SHORT EXERCISE: Copy each line of the data below with the word "seaborn".

** begin **

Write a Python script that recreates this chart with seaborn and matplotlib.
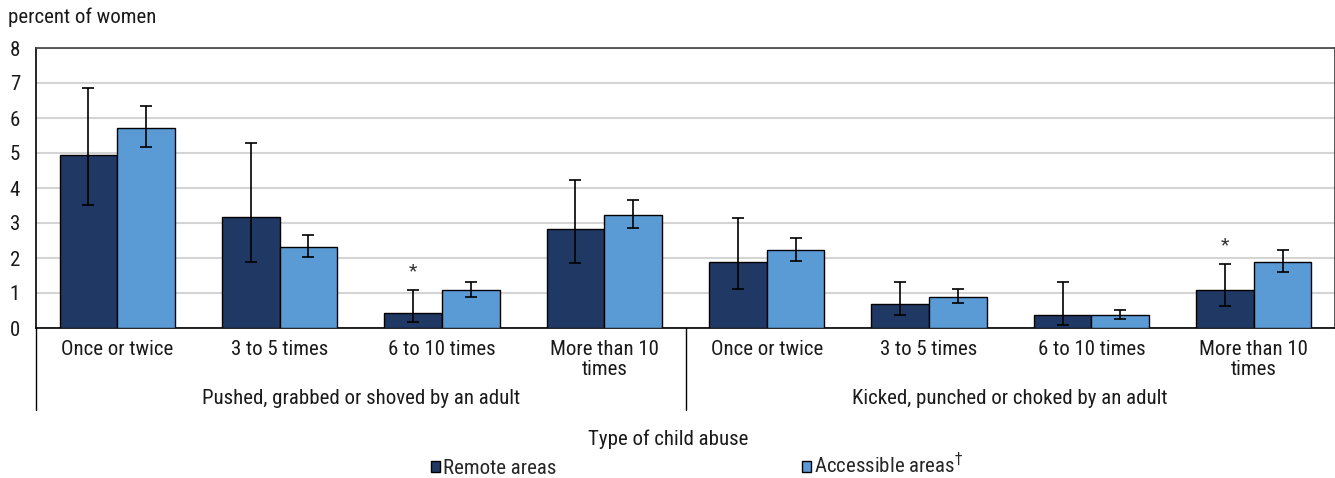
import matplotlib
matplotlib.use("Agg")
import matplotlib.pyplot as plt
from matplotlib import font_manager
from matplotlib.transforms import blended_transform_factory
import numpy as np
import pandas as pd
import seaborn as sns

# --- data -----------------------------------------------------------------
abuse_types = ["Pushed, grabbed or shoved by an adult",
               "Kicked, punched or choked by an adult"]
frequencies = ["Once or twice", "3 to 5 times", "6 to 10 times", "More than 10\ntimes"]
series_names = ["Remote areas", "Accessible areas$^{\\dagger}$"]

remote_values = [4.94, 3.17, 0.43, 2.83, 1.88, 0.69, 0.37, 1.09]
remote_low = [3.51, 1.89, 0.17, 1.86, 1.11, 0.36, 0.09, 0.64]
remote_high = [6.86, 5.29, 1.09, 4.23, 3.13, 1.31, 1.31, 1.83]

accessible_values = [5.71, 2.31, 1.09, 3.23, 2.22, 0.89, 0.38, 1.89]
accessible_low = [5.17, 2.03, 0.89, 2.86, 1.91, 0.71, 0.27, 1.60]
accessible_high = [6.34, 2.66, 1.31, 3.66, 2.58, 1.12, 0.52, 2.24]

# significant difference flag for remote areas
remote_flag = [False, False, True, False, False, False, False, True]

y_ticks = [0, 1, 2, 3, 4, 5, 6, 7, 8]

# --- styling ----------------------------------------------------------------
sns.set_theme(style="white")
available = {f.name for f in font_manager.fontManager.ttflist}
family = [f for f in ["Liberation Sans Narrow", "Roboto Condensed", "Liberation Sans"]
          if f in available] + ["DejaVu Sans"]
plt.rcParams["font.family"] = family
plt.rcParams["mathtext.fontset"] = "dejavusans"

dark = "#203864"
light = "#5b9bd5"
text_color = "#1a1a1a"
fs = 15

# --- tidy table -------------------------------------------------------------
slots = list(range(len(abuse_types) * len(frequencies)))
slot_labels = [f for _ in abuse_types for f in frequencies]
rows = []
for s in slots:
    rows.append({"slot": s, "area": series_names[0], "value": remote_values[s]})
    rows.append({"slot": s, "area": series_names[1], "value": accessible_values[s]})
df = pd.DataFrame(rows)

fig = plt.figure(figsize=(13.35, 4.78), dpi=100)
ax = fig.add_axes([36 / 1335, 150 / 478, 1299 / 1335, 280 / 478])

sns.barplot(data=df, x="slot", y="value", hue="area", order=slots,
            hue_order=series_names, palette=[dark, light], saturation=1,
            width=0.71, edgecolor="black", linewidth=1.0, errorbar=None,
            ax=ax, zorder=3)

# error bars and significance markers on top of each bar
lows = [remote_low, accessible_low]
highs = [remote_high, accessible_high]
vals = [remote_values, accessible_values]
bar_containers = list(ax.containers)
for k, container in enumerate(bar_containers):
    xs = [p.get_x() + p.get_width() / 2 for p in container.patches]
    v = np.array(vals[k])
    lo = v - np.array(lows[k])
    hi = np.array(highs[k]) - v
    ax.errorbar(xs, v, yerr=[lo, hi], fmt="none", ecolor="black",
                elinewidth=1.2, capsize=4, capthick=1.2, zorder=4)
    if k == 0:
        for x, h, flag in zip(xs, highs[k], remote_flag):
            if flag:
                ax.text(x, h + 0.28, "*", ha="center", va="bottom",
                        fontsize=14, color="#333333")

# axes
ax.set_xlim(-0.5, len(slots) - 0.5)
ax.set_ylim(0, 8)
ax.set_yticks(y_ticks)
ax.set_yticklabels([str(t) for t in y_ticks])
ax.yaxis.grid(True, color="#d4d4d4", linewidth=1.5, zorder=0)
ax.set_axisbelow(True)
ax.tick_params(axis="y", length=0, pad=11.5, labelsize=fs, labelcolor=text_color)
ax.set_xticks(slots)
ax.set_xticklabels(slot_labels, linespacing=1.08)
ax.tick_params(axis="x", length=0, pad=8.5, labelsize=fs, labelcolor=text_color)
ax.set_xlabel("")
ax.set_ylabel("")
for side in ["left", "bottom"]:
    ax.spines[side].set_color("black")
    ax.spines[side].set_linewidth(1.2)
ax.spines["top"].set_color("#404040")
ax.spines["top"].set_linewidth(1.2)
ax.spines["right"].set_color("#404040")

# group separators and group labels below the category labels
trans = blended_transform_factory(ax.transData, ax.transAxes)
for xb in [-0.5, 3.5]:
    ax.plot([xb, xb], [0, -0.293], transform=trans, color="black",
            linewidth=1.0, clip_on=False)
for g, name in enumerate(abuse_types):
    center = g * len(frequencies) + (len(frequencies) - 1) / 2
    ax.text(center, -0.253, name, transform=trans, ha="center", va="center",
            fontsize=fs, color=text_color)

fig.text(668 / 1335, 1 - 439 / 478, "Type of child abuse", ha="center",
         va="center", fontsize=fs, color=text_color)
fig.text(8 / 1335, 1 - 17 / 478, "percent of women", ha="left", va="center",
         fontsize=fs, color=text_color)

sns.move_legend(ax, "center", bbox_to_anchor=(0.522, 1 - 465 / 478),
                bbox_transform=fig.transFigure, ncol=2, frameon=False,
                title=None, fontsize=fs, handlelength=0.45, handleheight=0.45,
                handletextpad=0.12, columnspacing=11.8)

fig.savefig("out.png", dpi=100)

** end **

REPLY:
Write a Python script that recreates this chart with seaborn and matplotlib.
import seaborn as sns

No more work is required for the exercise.